Microsoft .NET framework provides the System. Globalization namespace to help developers develop internationalized products more efficiently. This Globalization name space provides the 'CultureInfo' class which enables collation related methods and attributes apart from various other Locale specific needs. This is in line with the Unicode Technical Standard defined by the Unicode consortium.
The Java platform provides the 'Collator' class (in the 'java.text' package) to perform various locale sensitive string operations. This addresses various levels of complexities which we talked earlier in collation by providing various strength levels while comparing ('Collator's strength' property in Collator class), methods for setting strength properties, reading strength properties. This platform also provides various overloaded methods for comparison. There are a few extended classes and additional classes such as 'CollationKey' and 'RuleBasesCollator' etc which can be leveraged as per requirements to write more efficient code.
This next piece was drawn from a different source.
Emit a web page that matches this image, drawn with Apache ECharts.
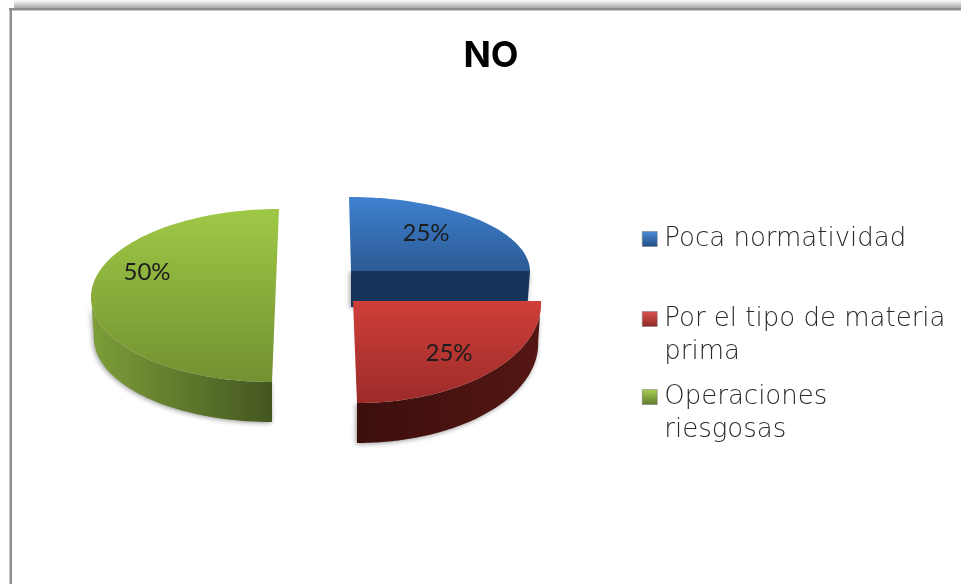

Similarly for C/C++ developers, ICU (International Components for Unicode ) Libraries are very handy where we get various libraries for high performance and efficient collation related operations. ICU is an open source project containing widely portable C/C++ and Java libraries software internationalization. Facilities for language sensitive collation and searching are available to help in string processing operations.
Conclusion:
Collation is a very important consideration when building internationalized products and applications. There are set of collation rules, guidelines and standards available to make implementing this a lot easier. Also there are libraries and frameworks in place to implement these in various technologies.
But the onus is on developers know what are the libraries available, how to use them, which one to use for based on context etc. It is very crucial to choose the right set of libraries with the right set of parameters and this can't be achieved unless once has good grasp on the concepts of collation, and available technologies.